Third, the companies want elimination of work rules that require overtime pay for longer hours in a day; elimination of work rules that require standards be set when work is added to a job; elimination of work rules that prevents someone from being forced to cover two jobs at once, etc.
In this case, Chrysler has already led the way. Pushing through so-called Competitive Operating Agreements in one local after another, it eliminated protections long built into the national contract.
Finally, the companies also want to get rid of protections for workers who are laid off – either directly eliminating the jobs bank, or by establishing such impossible requirements that no one can benefit from it.

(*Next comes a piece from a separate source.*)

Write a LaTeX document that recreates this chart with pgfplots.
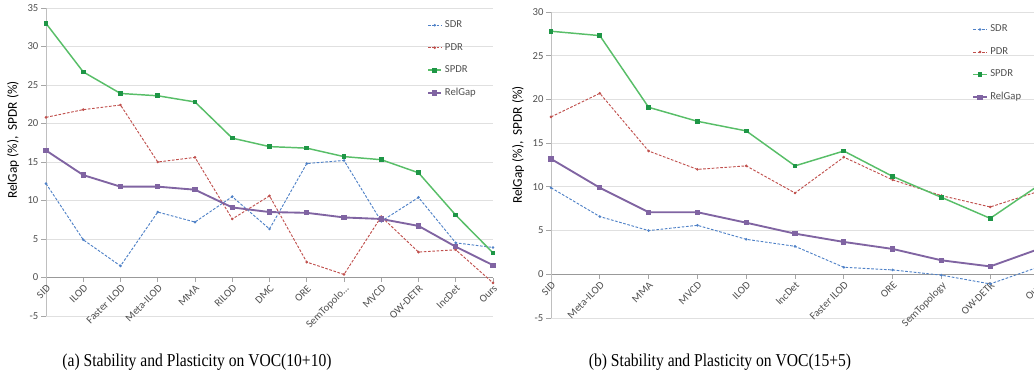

Not even bothering to wait for negotiations, top UAW leaders have already signaled they are ready to provide the companies with concessions.
Was anyone surprised? They shouldn’t be. UAW leaders were the ones who pushed through all these first nibbles at the workers’ pocketbooks. They’re the ones who today insist that workers have to help bail out their companies – as though companies worth hundreds of billions of dollars need bailing out.
Here’s something else that shouldn’t surprise anyone. The rank and file has already shown that the companies don’t always get their way, that union leaders who push the companies’ interests can be ignored and even pushed aside.
Delphi workers’ resistance not only forced the company and union to proceed more slowly with their cuts. The resistance also sent a message to Ford, which quietly decided not to play that particular game with its Visteon division.
The strongest demonstration of workers’ possibilities came when the UAW put the retiree cutbacks to a vote. With surprise and hurry-up tactics at GM, they got it passed, but even then some GM workers began to oppose it and to spread their opposition. They uncovered more of the small print. And they told other workers. When the voting came to Ford, workers were more prepared. Even the official count – handled by officials ready to miscount in their own favor! – passed the cuts by less than 100 votes.
If workers had been ready to guarantee a strictly accurate vote and count, a different voting result might have been seen. As it was, the opposition to retiree cuts rose high enough among auto workers that their officials dared not come to Chrysler for a vote.
The workers’ opposition may not have been publicly displayed or highly organized. Even so, the rank and file had made up its mind, and the companies and the union leaders who support them had to back off.
Coming into the contract this fall, auto workers have already shown they are unwilling to roll over and play dead. If they build on that, they will have more than enough forces to stop every concession demand.
It’s a matter of not allowing anything to get in their way. Not illusions. Not false hopes. And not false promises.